NAC Spokesperson Ram Hari Sharma said that they had dispatched all the related documents to the ministry as directed by the PAC.

The PAC probe follows the January 26 decision of the NAC board which had written the Tourism Ministry that the Chinese-gifted aircraft have become financially unviable to fly due to the aircraft’s poor performance, untimely delivery and high cost of spare parts, among others.

Under-secretary at the PAC Surendra Aryal said the panel would convene a meeting on the Chinese aircraft procurement process in a few weeks.

The NAC had signed a commercial agreement with Avic, a Chinese government undertaking, in November 2012 to procure six aircraft–four Y-12e and two MA60.

While the NAC have already received an MA60 and a Y12e as gift from China, the four remaining aircraft are estimated to cost $35 million for a combined package including spare parts and pilot training. The government is planning for a soft loan from China Exim Bank to finance the project.

The first of 58-seater MA60s arrived in Kathmandu on April 27, 2014 and was put into service in July 2014. But the national flag carrier has been forced to halt services intermittently due to various technical problems on the aircraft.

The Y-12e, delivered in November last year, was found to be unsuitable for the mountain regions as the plane manufacturers claim. The aircraft speciation does not allow it to land on remote airports as it can only fly to airports with a maximum grade of up to 2 percent or about 1.2 degrees of slope. Most of the short take-off and landing (STOL) airfields in Nepal, including Lukla that has an 11-degree slope, are above the regulatory limit.

Apprising its line ministry in writing of the situation, the NAC said that unless the plane supplier rectified the issues by mid-April, it would not take delivery of the four aircraft and renew the insurance of the aircraft currently flying in the Nepali skies.

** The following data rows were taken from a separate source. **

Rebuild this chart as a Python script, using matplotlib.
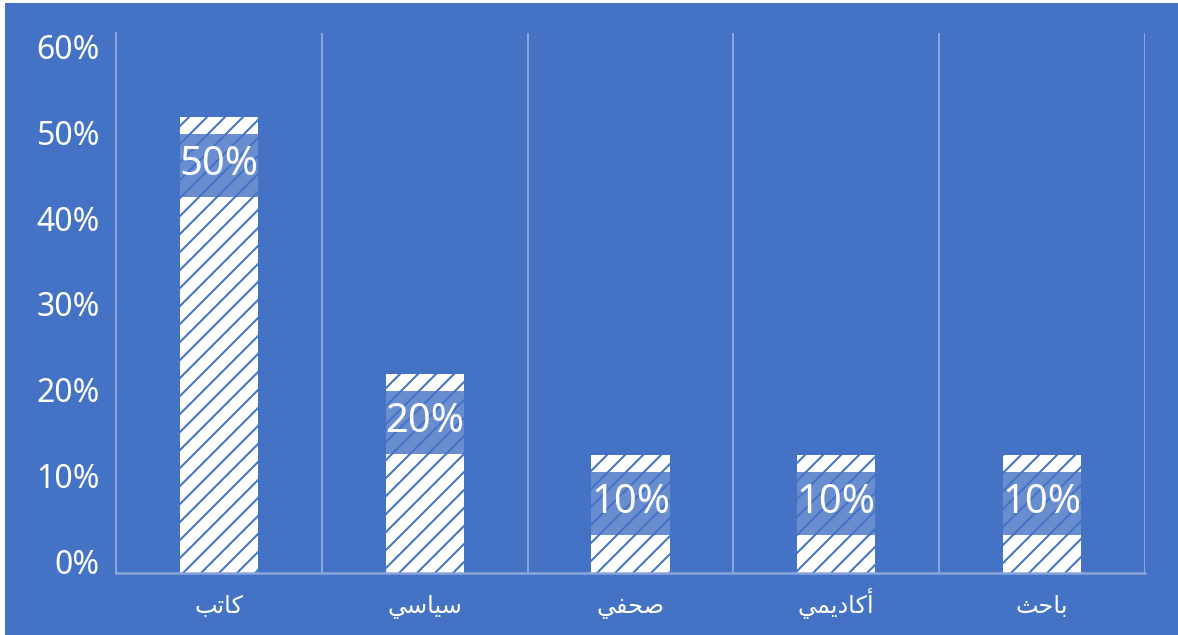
import matplotlib
matplotlib.use('Agg')
import matplotlib.pyplot as plt
from matplotlib.patches import Rectangle
from matplotlib.transforms import ScaledTranslation, offset_copy

# data
categories = ['كاتب', 'سياسي', 'صحفي', 'أكاديمي', 'باحث']
bar_heights = [0.532, 0.232, 0.138, 0.138, 0.138]
bar_labels = ['50%', '20%', '10%', '10%', '10%']
yticks = [0, 0.1, 0.2, 0.3, 0.4, 0.5, 0.6]
ytick_labels = ['0%', '10%', '20%', '30%', '40%', '50%', '60%']

BG = '#4472C4'
GRID = '#8AA5DB'

# matplotlib has no arabic shaping, so pick presentation forms by hand
FORMS = {  # isolated, final, initial, medial
    'ا': ('\uFE8D', '\uFE8E', None, None),
    'أ': ('\uFE83', '\uFE84', None, None),
    'د': ('\uFEA9', '\uFEAA', None, None),
    'ب': ('\uFE8F', '\uFE90', '\uFE91', '\uFE92'),
    'ت': ('\uFE95', '\uFE96', '\uFE97', '\uFE98'),
    'ث': ('\uFE99', '\uFE9A', '\uFE9B', '\uFE9C'),
    'ح': ('\uFEA1', '\uFEA2', '\uFEA3', '\uFEA4'),
    'س': ('\uFEB1', '\uFEB2', '\uFEB3', '\uFEB4'),
    'ص': ('\uFEB9', '\uFEBA', '\uFEBB', '\uFEBC'),
    'ف': ('\uFED1', '\uFED2', '\uFED3', '\uFED4'),
    'ك': ('\uFED9', '\uFEDA', '\uFEDB', '\uFEDC'),
    'م': ('\uFEE1', '\uFEE2', '\uFEE3', '\uFEE4'),
    'ي': ('\uFEF1', '\uFEF2', '\uFEF3', '\uFEF4'),
}


def shape(word):
    out = []
    for i, ch in enumerate(word):
        prev_joins = i > 0 and FORMS[word[i - 1]][2] is not None
        next_joins = i < len(word) - 1 and FORMS[ch][2] is not None
        iso, fin, ini, med = FORMS[ch]
        if prev_joins and next_joins:
            out.append(med)
        elif prev_joins:
            out.append(fin)
        elif next_joins:
            out.append(ini)
        else:
            out.append(iso)
    return ''.join(reversed(out))


DPI = 108  # hatch unit is DPI pixels, '//' then gives ~9px spacing


def px(v):
    # pixels -> points
    return v * 72 / DPI


plt.rcParams['hatch.linewidth'] = px(2)
fig = plt.figure(figsize=(1178 / DPI, 635 / DPI), dpi=DPI, facecolor='white')
fig.patches.append(Rectangle((5 / 1178, 0), 1, 632 / 635, transform=fig.transFigure,
                             facecolor=BG, edgecolor='none', zorder=-10))

ax = fig.add_axes([116 / 1178, 62 / 635, 1029 / 1178, 540 / 635])
ax.set_facecolor('none')

x = list(range(len(categories)))
width = 0.38
ax.bar(x, bar_heights, width=width, color='white', edgecolor=BG, linewidth=0,
       hatch='//', zorder=2)

ax.set_xlim(-0.5, len(categories) - 0.5)
ax.set_ylim(0, 0.63)

# vertical separators between categories
for b in [i + 0.5 for i in range(len(categories))]:
    ax.axvline(b, color=GRID, lw=px(2), zorder=1)

for s in ['top', 'right']:
    ax.spines[s].set_visible(False)
ax.spines['left'].set_color(GRID)
ax.spines['left'].set_linewidth(px(2))
ax.spines['bottom'].set_color(GRID)
ax.spines['bottom'].set_linewidth(px(2.5))

ax.set_yticks(yticks)
ax.set_yticklabels(ytick_labels, fontsize=px(32), color='white', family=['Noto Sans', 'DejaVu Sans'])
ax.tick_params(axis='y', length=0, pad=px(16))
up = ScaledTranslation(0, 12 / DPI, fig.dpi_scale_trans)
for lab in ax.get_yticklabels():
    lab.set_transform(lab.get_transform() + up)

ax.set_xticks(x)
ax.set_xticklabels([shape(c) for c in categories], fontsize=px(24), color='white', family='DejaVu Sans')
ax.tick_params(axis='x', length=0, pad=px(40))
for lab in ax.get_xticklabels():
    lab.set_verticalalignment('baseline')

# value labels on a translucent box inside the bar
ppu = ax.transData.transform((0, 1))[1] - ax.transData.transform((0, 0))[1]
box_h = 63 / ppu
box_trans = offset_copy(ax.transData, fig=fig, x=0, y=-80, units='dots')
for xi, h, lab in zip(x, bar_heights, bar_labels):
    ax.add_patch(Rectangle((xi - width / 2, h), width, box_h, transform=box_trans,
                           facecolor=BG, alpha=0.8, edgecolor='none', zorder=3))
    ax.annotate(lab, xy=(xi, h), xytext=(0, px(-48)), textcoords='offset points',
                ha='center', va='center', fontsize=px(40), color='white',
                family=['Noto Sans', 'DejaVu Sans'], zorder=4)

fig.savefig('out.png', dpi=DPI, facecolor=fig.get_facecolor())
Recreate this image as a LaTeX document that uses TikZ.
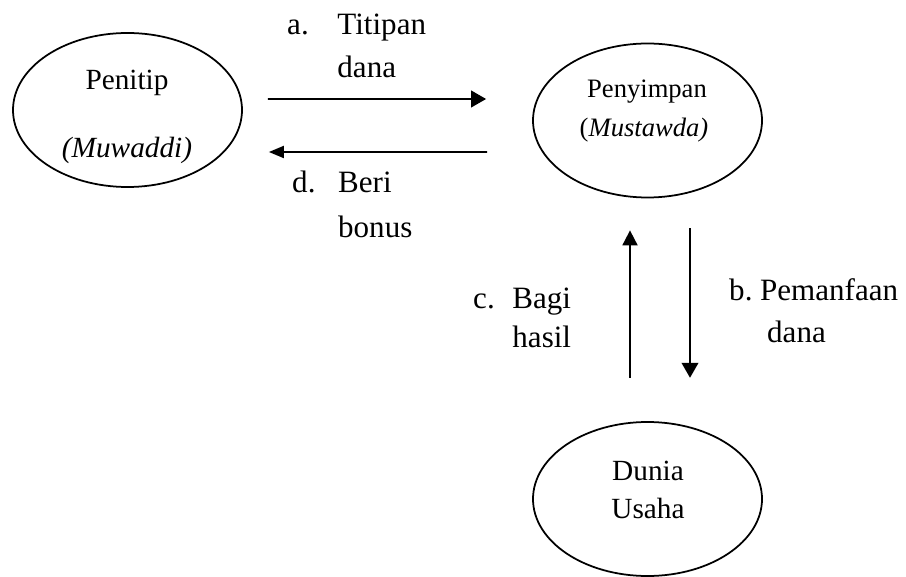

The NAC has suggested that the two countries form a joint high-level panel to sort out the four issues related to the aircraft–landing and take-off weight or aircraft performance, higher insurance costs, delay in delivery of spare parts and their costs.

Regarding the landing and take-off weight, the national flag carrier said the aircraft is incapable of carrying passengers at full capacity.

The Y12e also has the similar problem. The aircraft has 200kg excessive weight, which has forced the NAC to cut down the number of passengers by at least three individuals. While the delay in delivery of spare parts from China has forced the NAC to ground the aircraft for an extended period, higher costs of spare parts is another cause of concern.